The request:
Leaving out every picture, quote the data below exactly as it appears.

Plotting code records:

⁂

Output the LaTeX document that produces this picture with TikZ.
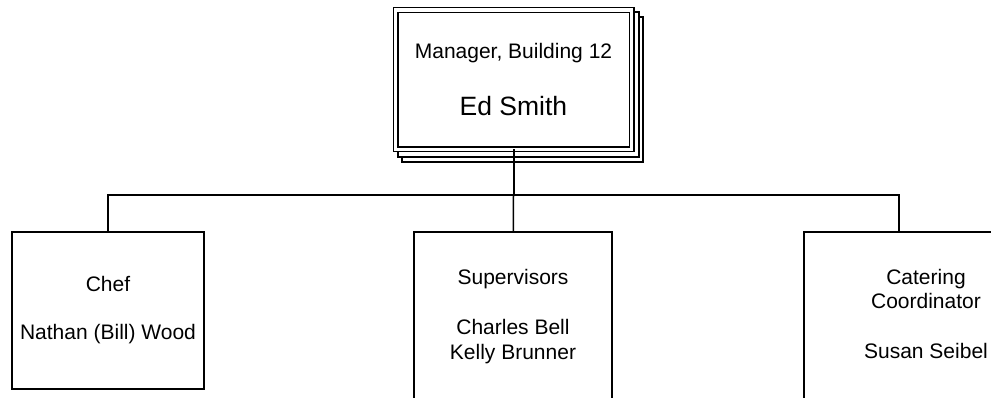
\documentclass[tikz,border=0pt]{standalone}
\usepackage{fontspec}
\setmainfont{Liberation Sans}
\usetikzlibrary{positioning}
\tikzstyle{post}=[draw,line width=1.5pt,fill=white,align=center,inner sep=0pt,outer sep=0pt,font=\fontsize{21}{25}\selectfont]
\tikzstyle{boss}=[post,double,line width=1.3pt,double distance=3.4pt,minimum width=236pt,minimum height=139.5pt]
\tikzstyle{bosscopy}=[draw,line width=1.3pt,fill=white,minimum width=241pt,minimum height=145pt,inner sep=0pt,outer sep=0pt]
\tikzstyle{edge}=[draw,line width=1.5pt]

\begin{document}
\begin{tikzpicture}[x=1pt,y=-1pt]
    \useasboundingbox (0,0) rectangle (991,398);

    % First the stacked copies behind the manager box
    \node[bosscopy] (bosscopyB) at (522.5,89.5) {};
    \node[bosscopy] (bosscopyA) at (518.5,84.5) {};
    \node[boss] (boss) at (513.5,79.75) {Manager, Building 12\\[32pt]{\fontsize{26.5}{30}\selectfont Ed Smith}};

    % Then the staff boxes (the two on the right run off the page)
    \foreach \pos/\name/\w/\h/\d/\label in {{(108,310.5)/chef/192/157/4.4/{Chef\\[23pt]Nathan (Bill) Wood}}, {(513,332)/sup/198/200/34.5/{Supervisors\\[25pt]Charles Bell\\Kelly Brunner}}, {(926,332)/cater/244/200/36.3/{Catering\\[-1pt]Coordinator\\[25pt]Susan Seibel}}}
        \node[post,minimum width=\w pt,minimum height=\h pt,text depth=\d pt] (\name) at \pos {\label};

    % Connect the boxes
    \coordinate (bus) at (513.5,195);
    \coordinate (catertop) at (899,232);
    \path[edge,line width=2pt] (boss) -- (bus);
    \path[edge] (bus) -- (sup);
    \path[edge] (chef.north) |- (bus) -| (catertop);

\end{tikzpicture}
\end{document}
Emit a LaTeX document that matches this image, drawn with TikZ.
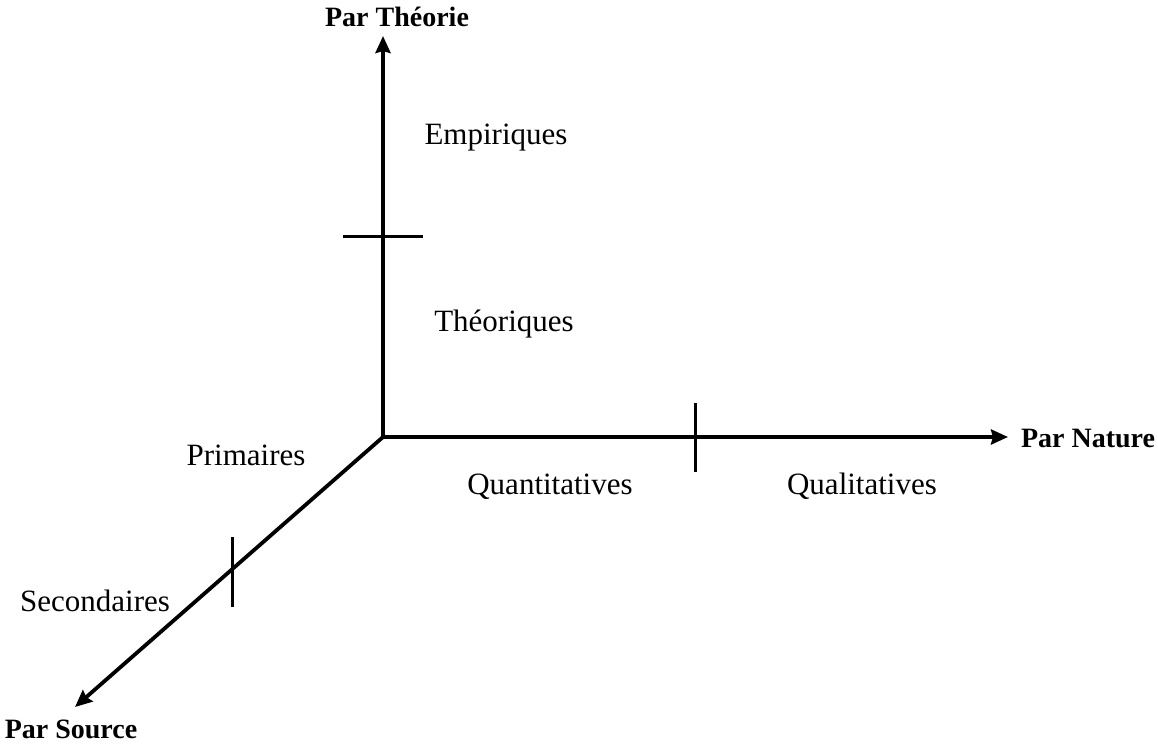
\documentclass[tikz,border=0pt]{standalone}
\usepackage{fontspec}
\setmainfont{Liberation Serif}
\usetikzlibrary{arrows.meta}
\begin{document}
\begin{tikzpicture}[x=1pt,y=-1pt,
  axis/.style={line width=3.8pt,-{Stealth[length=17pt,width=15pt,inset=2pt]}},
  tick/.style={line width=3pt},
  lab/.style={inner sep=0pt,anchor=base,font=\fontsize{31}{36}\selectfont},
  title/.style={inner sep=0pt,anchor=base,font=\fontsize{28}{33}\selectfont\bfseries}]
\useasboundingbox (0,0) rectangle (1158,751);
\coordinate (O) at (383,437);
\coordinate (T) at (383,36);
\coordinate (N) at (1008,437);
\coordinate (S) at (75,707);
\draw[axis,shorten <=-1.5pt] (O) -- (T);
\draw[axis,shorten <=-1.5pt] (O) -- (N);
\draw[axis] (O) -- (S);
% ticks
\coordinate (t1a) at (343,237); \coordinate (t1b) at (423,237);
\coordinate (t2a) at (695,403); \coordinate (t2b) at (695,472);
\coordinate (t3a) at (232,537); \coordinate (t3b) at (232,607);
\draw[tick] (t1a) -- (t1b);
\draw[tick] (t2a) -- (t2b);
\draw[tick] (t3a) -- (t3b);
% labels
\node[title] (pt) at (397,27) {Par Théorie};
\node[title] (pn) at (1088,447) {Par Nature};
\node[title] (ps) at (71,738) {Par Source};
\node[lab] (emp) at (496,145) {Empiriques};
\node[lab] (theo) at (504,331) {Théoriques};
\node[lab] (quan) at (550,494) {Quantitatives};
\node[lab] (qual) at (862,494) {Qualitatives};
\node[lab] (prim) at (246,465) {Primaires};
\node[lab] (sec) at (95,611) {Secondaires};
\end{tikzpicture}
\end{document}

⁂

In response:
Output the LaTeX document that produces this picture with TikZ.
\documentclass[tikz,border=0pt]{standalone}
\usepackage{fontspec}
\setmainfont{Liberation Sans}
\usetikzlibrary{positioning}
\tikzstyle{post}=[draw,line width=1.5pt,fill=white,align=center,inner sep=0pt,outer sep=0pt,font=\fontsize{21}{25}\selectfont]
\tikzstyle{boss}=[post,double,line width=1.3pt,double distance=3.4pt,minimum width=236pt,minimum height=139.5pt]
\tikzstyle{bosscopy}=[draw,line width=1.3pt,fill=white,minimum width=241pt,minimum height=145pt,inner sep=0pt,outer sep=0pt]
\tikzstyle{edge}=[draw,line width=1.5pt]

\begin{document}
\begin{tikzpicture}[x=1pt,y=-1pt]
    \useasboundingbox (0,0) rectangle (991,398);

    % First the stacked copies behind the manager box
    \node[bosscopy] (bosscopyB) at (522.5,89.5) {};
    \node[bosscopy] (bosscopyA) at (518.5,84.5) {};
    \node[boss] (boss) at (513.5,79.75) {Manager, Building 12\\[32pt]{\fontsize{26.5}{30}\selectfont Ed Smith}};

    % Then the staff boxes (the two on the right run off the page)
    \foreach \pos/\name/\w/\h/\d/\label in {{(108,310.5)/chef/192/157/4.4/{Chef\\[23pt]Nathan (Bill) Wood}}, {(513,332)/sup/198/200/34.5/{Supervisors\\[25pt]Charles Bell\\Kelly Brunner}}, {(926,332)/cater/244/200/36.3/{Catering\\[-1pt]Coordinator\\[25pt]Susan Seibel}}}
        \node[post,minimum width=\w pt,minimum height=\h pt,text depth=\d pt] (\name) at \pos {\label};

    % Connect the boxes
    \coordinate (bus) at (513.5,195);
    \coordinate (catertop) at (899,232);
    \path[edge,line width=2pt] (boss) -- (bus);
    \path[edge] (bus) -- (sup);
    \path[edge] (chef.north) |- (bus) -| (catertop);

\end{tikzpicture}
\end{document}
Emit a LaTeX document that matches this image, drawn with TikZ.
\documentclass[tikz,border=0pt]{standalone}
\usepackage{fontspec}
\setmainfont{Liberation Serif}
\usetikzlibrary{arrows.meta}
\begin{document}
\begin{tikzpicture}[x=1pt,y=-1pt,
  axis/.style={line width=3.8pt,-{Stealth[length=17pt,width=15pt,inset=2pt]}},
  tick/.style={line width=3pt},
  lab/.style={inner sep=0pt,anchor=base,font=\fontsize{31}{36}\selectfont},
  title/.style={inner sep=0pt,anchor=base,font=\fontsize{28}{33}\selectfont\bfseries}]
\useasboundingbox (0,0) rectangle (1158,751);
\coordinate (O) at (383,437);
\coordinate (T) at (383,36);
\coordinate (N) at (1008,437);
\coordinate (S) at (75,707);
\draw[axis,shorten <=-1.5pt] (O) -- (T);
\draw[axis,shorten <=-1.5pt] (O) -- (N);
\draw[axis] (O) -- (S);
% ticks
\coordinate (t1a) at (343,237); \coordinate (t1b) at (423,237);
\coordinate (t2a) at (695,403); \coordinate (t2b) at (695,472);
\coordinate (t3a) at (232,537); \coordinate (t3b) at (232,607);
\draw[tick] (t1a) -- (t1b);
\draw[tick] (t2a) -- (t2b);
\draw[tick] (t3a) -- (t3b);
% labels
\node[title] (pt) at (397,27) {Par Théorie};
\node[title] (pn) at (1088,447) {Par Nature};
\node[title] (ps) at (71,738) {Par Source};
\node[lab] (emp) at (496,145) {Empiriques};
\node[lab] (theo) at (504,331) {Théoriques};
\node[lab] (quan) at (550,494) {Quantitatives};
\node[lab] (qual) at (862,494) {Qualitatives};
\node[lab] (prim) at (246,465) {Primaires};
\node[lab] (sec) at (95,611) {Secondaires};
\end{tikzpicture}
\end{document}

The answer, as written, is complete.